Ohio House passes bill requiring public schools show ‘Baby Olivia’ video to students in grades 5-12
The Ohio House passed a bill that would require Ohio public schools to show a video produced by an anti-abortion group about fetal development to students during a recent House session.
Ohio House Bill 485, also known as the “Enact Baby Olivia Act,” would require schools to show either the ‘Baby Olivia’ video or a similar video to students every year starting in fifth grade all the way up through twelfth grade beginning with the 2026-27 school year.
The bill, which now heads to the Ohio Senate, would also require showing students an ultrasound video at least three minutes long.
All Ohio House Democrats present at the session voted against the bill.
Ohio State Rep. Melanie Miller, R–Ashland, introduced the bill less than two months ago.
There is an opt-out portion of the bill allowing parents to request in writing that their child be excused from watching the video.
“This legislation strengthens science education in Ohio’s public schools by giving students a clear, age appropriate and factual understanding of early human development,” Miller claimed.
“The development of human life is truly beautiful.

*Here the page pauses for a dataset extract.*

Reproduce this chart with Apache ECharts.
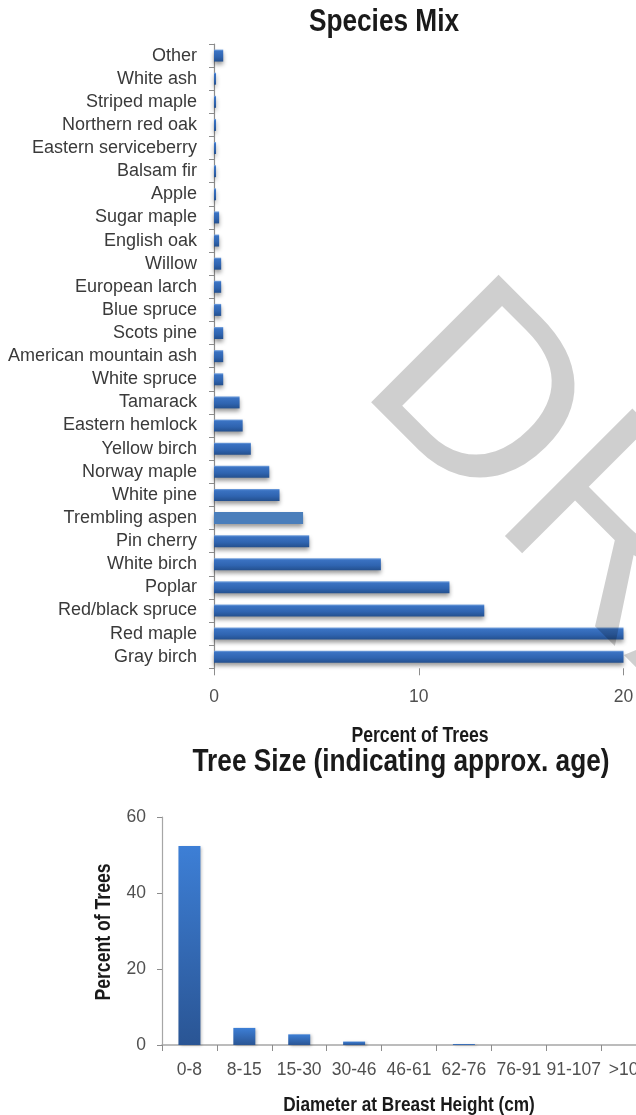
<!DOCTYPE html>
<html>
<head>
<meta charset="utf-8">
<style>
  html, body { margin: 0; padding: 0; background: #ffffff; }
  #chart { width: 636px; height: 1115px; }
</style>
<script src="https://cdn.jsdelivr.net/npm/echarts@6/dist/echarts.min.js"></script>
</head>
<body>
<div id="chart"></div>
<script>
// Species mix (percent of trees), listed top to bottom
const species = [
  'Other', 'White ash', 'Striped maple', 'Northern red oak', 'Eastern serviceberry',
  'Balsam fir', 'Apple', 'Sugar maple', 'English oak', 'Willow', 'European larch',
  'Blue spruce', 'Scots pine', 'American mountain ash', 'White spruce', 'Tamarack',
  'Eastern hemlock', 'Yellow birch', 'Norway maple', 'White pine', 'Trembling aspen',
  'Pin cherry', 'White birch', 'Poplar', 'Red/black spruce', 'Red maple', 'Gray birch'
];
const speciesPct = [
  0.45, 0.1, 0.1, 0.1, 0.1,
  0.1, 0.1, 0.25, 0.25, 0.35, 0.35,
  0.35, 0.45, 0.45, 0.45, 1.25,
  1.4, 1.8, 2.7, 3.2, 4.35,
  4.65, 8.15, 11.5, 13.2, 20, 20
];
const speciesTicks = [0, 10, 20];

// Tree size classes: diameter at breast height (cm)
const sizeClasses = ['0-8', '8-15', '15-30', '30-46', '46-61', '62-76', '76-91', '91-107', '>107'];
const sizePct = [52.4, 4.5, 2.8, 0.9, 0, 0.25, 0, 0, 0];

const FONT = '"Liberation Sans", Arial, sans-serif';
const axisGray = '#8c8c8c';
// headings are drawn in a horizontally condensed bold face
const CONDENSE = 0.82;

const hBarGradient = new echarts.graphic.LinearGradient(0, 0, 0, 1, [
  { offset: 0, color: '#7aa6e0' },
  { offset: 0.15, color: '#3a72c2' },
  { offset: 0.6, color: '#2f64b0' },
  { offset: 1, color: '#24508e' }
]);
const vBarGradient = new echarts.graphic.LinearGradient(0, 0, 0, 1, [
  { offset: 0, color: '#3d7fd6' },
  { offset: 1, color: '#2a5594' }
]);

const speciesData = species.map((name, i) => {
  const item = { value: speciesPct[i] };
  if (name === 'Trembling aspen') {
    item.itemStyle = { color: '#4a7ebb' };
  }
  return item;
});

function heading(text, x, y, size, rot) {
  return {
    type: 'text',
    x: x, y: y,
    rotation: rot || 0,
    scaleX: CONDENSE,
    scaleY: 1,
    z: 50,
    style: {
      text: text,
      fill: '#1a1a1a',
      font: 'bold ' + size + 'px ' + FONT,
      align: 'center', verticalAlign: 'middle',
      textAlign: 'center', textVerticalAlign: 'middle'
    }
  };
}

const chart = echarts.init(document.getElementById('chart'), null, { renderer: 'canvas' });

chart.setOption({
  backgroundColor: '#ffffff',
  animation: false,
  grid: [
    { left: 214, right: 12.5, top: 44, bottom: 446.7, containLabel: false, outerBoundsMode: 'none' },
    { left: 162, right: -20, top: 817, bottom: 70, containLabel: false, outerBoundsMode: 'none' }
  ],
  xAxis: [
    {
      gridIndex: 0,
      type: 'value',
      min: speciesTicks[0],
      max: speciesTicks[speciesTicks.length - 1],
      interval: 10,
      splitLine: { show: false },
      axisLine: { show: false },
      axisTick: { show: true, length: 7, lineStyle: { color: axisGray } },
      axisLabel: {
        margin: 20, color: '#505050', fontSize: 17.5, fontFamily: FONT,
        customValues: speciesTicks
      }
    },
    {
      gridIndex: 1,
      type: 'category',
      data: sizeClasses,
      axisLine: { show: true, lineStyle: { color: '#a6a6a6', width: 1.5 } },
      axisTick: { show: true, length: 6, lineStyle: { color: axisGray } },
      axisLabel: { interval: 0, margin: 16, color: '#505050', fontSize: 17.5, fontFamily: FONT }
    }
  ],
  yAxis: [
    {
      gridIndex: 0,
      type: 'category',
      inverse: true,
      data: species,
      axisLine: { show: true, lineStyle: { color: axisGray, width: 1.2 } },
      axisTick: { show: true, length: 5, lineStyle: { color: axisGray } },
      axisLabel: { interval: 0, margin: 17, color: '#3a3a3a', fontSize: 18, fontFamily: FONT }
    },
    {
      gridIndex: 1,
      type: 'value',
      min: 0,
      max: 60,
      interval: 20,
      splitLine: { show: false },
      axisLine: { show: true, lineStyle: { color: '#a6a6a6', width: 1.2 } },
      axisTick: { show: true, length: 5, lineStyle: { color: axisGray } },
      axisLabel: { margin: 16, color: '#505050', fontSize: 17.5, fontFamily: FONT }
    }
  ],
  series: [
    {
      name: 'Species Mix',
      type: 'bar',
      xAxisIndex: 0,
      yAxisIndex: 0,
      barWidth: 12,
      data: speciesData,
      itemStyle: {
        color: hBarGradient,
        shadowColor: 'rgba(0,0,0,0.4)',
        shadowBlur: 4,
        shadowOffsetY: 3
      }
    },
    {
      name: 'Tree Size',
      type: 'bar',
      xAxisIndex: 1,
      yAxisIndex: 1,
      barWidth: 22,
      data: sizePct,
      itemStyle: {
        color: vBarGradient,
        shadowColor: 'rgba(0,0,0,0.25)',
        shadowBlur: 3,
        shadowOffsetX: 2,
        shadowOffsetY: 1
      }
    }
  ],
  graphic: [
    heading('Species Mix', 384, 22.5, 32),
    heading('Percent of Trees', 420, 736, 21.5),
    heading('Tree Size (indicating approx. age)', 401, 762, 32),
    heading('Percent of Trees', 104, 932, 21.5, Math.PI / 2),
    heading('Diameter at Breast Height (cm)', 409, 1105, 21),
    {
      type: 'text',
      x: 407, y: 336,
      rotation: -Math.PI / 4,
      z: 100,
      silent: true,
      style: {
        text: 'DRAFT',
        fill: 'rgba(0,0,0,0.19)',
        font: '262px ' + FONT,
        align: 'left', verticalAlign: 'middle',
        textAlign: 'left', textVerticalAlign: 'middle'
      }
    }
  ]
});
</script>
</body>
</html>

It is science. It is complex. It’s intricate, and it’s worthy of being taught.”
The three-minute “Meet Baby Olivia” video was produced by Live Action, which advocates against abortion, and it shows fertilization and fetal growth.
Planned Parenthood calls the “Baby Olivia” video “inaccurate, misleading, and manipulative.”
Planned Parenthood notes that the video counts the embryo’s age from conception, which doctors do not do; claims a fetal heartbeat can be detected at six weeks despite there not being a heart formed and this sound is actually an electrical flutter where the heart will later form; and inaccurately displays the look of the embryo, mischaracterizes its activity, and leaves out critical information about at what point it can survive outside the womb.
The American College of Obstetricians and Gynecologists has issues with the bill, saying the video shows gestational age two weeks earlier than starts and shows fetal development as more advanced than it is.
A medical student and a doctor questioned the scientific accuracy of the Baby Olivia video during testimony.
Ohio State Rep. Beryl Brown Piccolantonio, D-Gahanna, proposed an amendment that would have restricted showing the video only to high school students, but it was not added to the bill.
“It will limit it to grades 9-12, so that our students would at least have the ability and maturity to properly contextualize watching a video that was created by CGI and that is not medically accurate,” she said.
Ohio Right to Life celebrated the House passing the bill.
“Showing students how a baby grows in the womb isn’t and shouldn’t be controversial,” Ohio Right to Life Executive Director Carrie Snyder said. “It’s simply science.”
Planned Parenthood Advocates of Ohio condemned the Ohio House for passing Ohio H.B. 485.
“H.B. 485 does nothing to address Ohio’s high teen birth rate and STI rates, and instead forces school children to watch false medical information about sex education that is inappropriate at any age or grade, especially for elementary students,” Planned Parenthood Advocates of Ohio Executive Director Lauren Blauvelt said.
Ohio is one of a handful of states without comprehensive sex education standards taught in schools.
Ohio’s curriculum stresses abstinence as a general policy and requires some instruction about sexually transmitted infections, according to the Ohio Revised Code.
“I think the first step is establishing what through science we want to make sure we’re teaching our children,” state Rep. Phil Robinson, D-Solon, said.
Similar bills have been introduced in more than 20 other states so far this session and Idaho, Kansas, North Dakota, Tennessee, Iowa, and Indiana have enacted similar bills into law.
Abortion is legal in Ohio up until fetal viability as determined by a patient’s physician. Ohio voters passed an amendment to the Ohio Constitution in 2023 that added protections to abortion care and reproductive rights to the state’s constitution.